ORDERED that the order is affirmed, with one bill of costs to the respondents appearing separately and filing separate briefs.

 The plaintiff allegedly was injured while stepping over a case of beer in the aisle of a store owned and maintained by the defendants third-party plaintiffs, Amerada Hess Corporation, Hess Mart, Inc., d/b/a Hess Mart, and Hess Realty Corporation (hereinafter referred to collectively as Hess).   The case of beer allegedly had been delivered by the third-party defendant, Manhattan Beer Distributors, LLC (hereinafter Manhattan Beer).   Hess and Manhattan Beer separately moved for summary judgment and met their burden of establishing prima facie entitlement to that relief by demonstrating that the plaintiff was unable to identify the cause of the accident (see Teplitskaya v. 3096 Owners Corp., 289 A.D.2d 477, 735 N.Y.S.2d 585;  Robinson v. Lupo, 261 A.D.2d 525, 526, 690 N.Y.S.2d 640).   The plaintiff testified at his deposition that, after stepping over the beer, he was “not certain about much.”   The plaintiff testified that he did not slip or trip, and he was not sure if it was a case of beer or a case of some other product.   A store employee stated in an affidavit that he went to the area immediately after the accident and did not see anything on the floor.

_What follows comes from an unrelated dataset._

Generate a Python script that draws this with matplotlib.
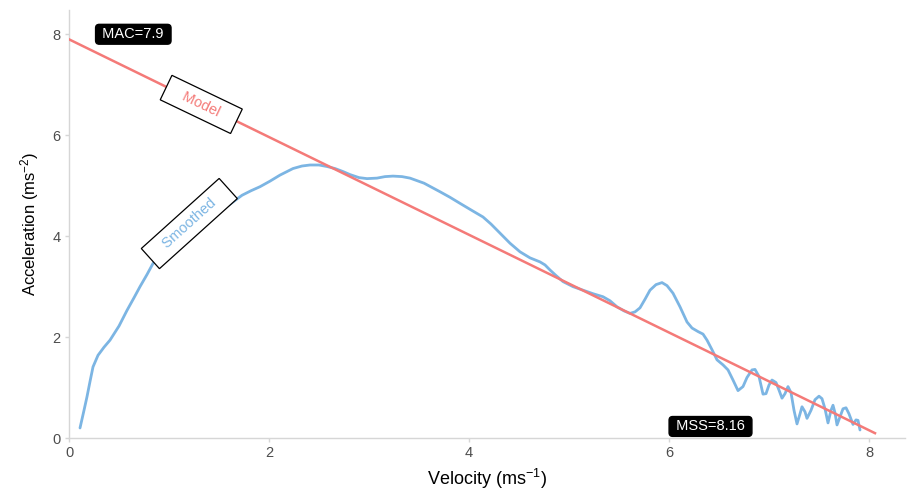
import matplotlib
matplotlib.use("Agg")
import matplotlib.pyplot as plt
import numpy as np

plt.rcParams['font.family'] = ['Liberation Sans', 'DejaVu Sans']
plt.rcParams['mathtext.default'] = 'regular'

# Model: linear force-velocity profile
MAC = 7.9
MSS = 8.16
model_v = [0.0, 8.06]
model_a = [MAC * (1 - v / MSS) for v in model_v]

# Smoothed acceleration vs velocity
smooth_v = [0.11, 0.15, 0.18, 0.21, 0.24, 0.29, 0.35, 0.41, 0.50, 0.58, 0.65, 0.71, 0.78, 0.84,
            1.00, 1.20, 1.40, 1.60, 1.73, 1.82, 1.91, 2.01, 2.11, 2.24, 2.33, 2.41, 2.50, 2.58,
            2.66, 2.74, 2.81, 2.90, 2.98, 3.08, 3.16, 3.24, 3.33, 3.41, 3.55, 3.71, 3.81, 3.91,
            4.02, 4.14, 4.22, 4.31, 4.41, 4.51, 4.61, 4.71, 4.76, 4.81, 4.87, 4.94, 5.04, 5.14,
            5.24, 5.34, 5.41, 5.48, 5.55, 5.61, 5.66, 5.71, 5.76, 5.81, 5.87, 5.93, 5.98, 6.04,
            6.11, 6.18, 6.23, 6.29, 6.34, 6.38, 6.43, 6.48, 6.54, 6.59, 6.64, 6.69, 6.74, 6.78,
            6.83, 6.86, 6.90, 6.94, 6.97, 7.00, 7.03, 7.07, 7.10, 7.13, 7.16, 7.19, 7.22, 7.25,
            7.28, 7.31, 7.33, 7.36, 7.38, 7.42, 7.46, 7.50, 7.53, 7.56, 7.59, 7.62, 7.64, 7.66,
            7.68, 7.71, 7.74, 7.77, 7.80, 7.84, 7.87, 7.89, 7.91]
smooth_a = [0.20, 0.55, 0.82, 1.12, 1.41, 1.64, 1.80, 1.94, 2.22, 2.53, 2.78, 3.00, 3.24, 3.46,
            3.76, 4.07, 4.36, 4.62, 4.81, 4.90, 4.98, 5.09, 5.21, 5.34, 5.39, 5.41, 5.41, 5.38,
            5.34, 5.28, 5.22, 5.16, 5.14, 5.15, 5.18, 5.19, 5.18, 5.15, 5.05, 4.88, 4.77, 4.65,
            4.52, 4.38, 4.24, 4.06, 3.86, 3.69, 3.57, 3.49, 3.43, 3.33, 3.22, 3.10, 3.00, 2.93,
            2.86, 2.80, 2.72, 2.60, 2.52, 2.47, 2.50, 2.58, 2.75, 2.93, 3.04, 3.08, 3.02, 2.87,
            2.60, 2.30, 2.18, 2.11, 2.06, 1.94, 1.75, 1.55, 1.45, 1.35, 1.15, 0.94, 1.02, 1.20,
            1.35, 1.36, 1.22, 0.87, 0.88, 1.05, 1.15, 1.10, 0.95, 0.79, 0.88, 1.02, 0.90, 0.55,
            0.28, 0.48, 0.62, 0.52, 0.39, 0.55, 0.76, 0.83, 0.78, 0.58, 0.30, 0.55, 0.65, 0.50,
            0.26, 0.42, 0.58, 0.60, 0.48, 0.27, 0.36, 0.35, 0.16]

x_ticks = [0, 2, 4, 6, 8]
y_ticks = [0, 2, 4, 6, 8]

red = '#f47a78'
blue = '#7cb5e3'

fig = plt.figure(figsize=(9.08, 4.90), dpi=100)
ax = fig.add_axes([0.076, 0.106, 0.9207, 0.8735])

ax.plot(smooth_v, smooth_a, color=blue, lw=2.0, solid_joinstyle='round', solid_capstyle='round', zorder=2)
ax.plot(model_v, model_a, color=red, lw=1.8, zorder=3)

ax.set_xlim(0, 8.36)
ax.set_ylim(0, 8.48)
ax.set_xticks(x_ticks)
ax.set_yticks(y_ticks)

for s in ['top', 'right']:
    ax.spines[s].set_visible(False)
for s in ['left', 'bottom']:
    ax.spines[s].set_color('#d6d6d6')
    ax.spines[s].set_linewidth(1.0)
ax.tick_params(axis='both', colors='#d6d6d6', length=3, width=1.0, labelsize=10.5,
               labelcolor='#4d4d4d', pad=3)

ax.set_xlabel('Velocity (ms$^{-1}$)', fontsize=13, color='black')
ax.xaxis.set_label_coords(0.5, -0.068)
ax.set_ylabel('Acceleration (ms$^{-2}$)', fontsize=12, color='black', labelpad=8)

# labels along curves
ax.text(1.3225, 6.61, '   Model   ', rotation=-25.6, rotation_mode='anchor', ha='center', va='center',
        color=red, fontsize=10.5, zorder=5,
        bbox=dict(boxstyle='square,pad=0.45', fc='white', ec='black', lw=0.9))
ax.text(1.203, 4.25, '   Smoothed   ', rotation=42, rotation_mode='anchor', ha='center', va='center',
        color=blue, fontsize=10.5, zorder=5,
        bbox=dict(boxstyle='square,pad=0.45', fc='white', ec='black', lw=0.9))

ax.text(0.643, 8.0, ' MAC=7.9 ', ha='center', va='center', color='white', fontsize=10.5, zorder=6,
        bbox=dict(boxstyle='round,pad=0.2,rounding_size=0.25', fc='black', ec='black'))
ax.text(6.415, 0.23, ' MSS=8.16 ', ha='center', va='center', color='white', fontsize=10.5, zorder=6,
        bbox=dict(boxstyle='round,pad=0.2,rounding_size=0.25', fc='black', ec='black'))

fig.savefig('out.png', dpi=100)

 Although proximate cause can be established in “the absence of direct evidence of causation [and] ․ may be inferred from the facts and circumstances underlying the injury” (Hartman v. Mountain Val. Brew Pub, 301 A.D.2d 570, 754 N.Y.S.2d 31), “[m]ere speculation as to the cause of a fall, where there can be many causes, is fatal to a cause of action” (Garvin v. Rosenberg, 204 A.D.2d 388, 614 N.Y.S.2d 190).   In opposition to the motions, the plaintiff failed to present evidence sufficient to raise a triable issue of fact as to the cause of the accident.  “Since it is just as likely that the accident could have been caused by some other factor, such as a misstep or loss of balance, any determination by the trier of fact as to the cause of the accident would be based upon sheer speculation” (see Teplitskaya v. 3096 Owners Corp., supra at 478, 735 N.Y.S.2d 585;  see Robinson v. Lupo, supra at 526, 690 N.Y.S.2d 640;  Babino v. City of New York, 234 A.D.2d 241, 242, 650 N.Y.S.2d 778).   Accordingly, the Supreme Court properly granted the motions for summary judgment (see Robinson v. Lupo, supra at 525-526, 690 N.Y.S.2d 640;  Babino v. City of New York, supra at 242, 650 N.Y.S.2d 778;  Hunter v. IBS Realty Mgt., 298 A.D.2d 557, 558, 748 N.Y.S.2d 677;  Garvin v. Rosenberg, supra at 388, 614 N.Y.S.2d 190).

The plaintiff's remaining contention is without merit.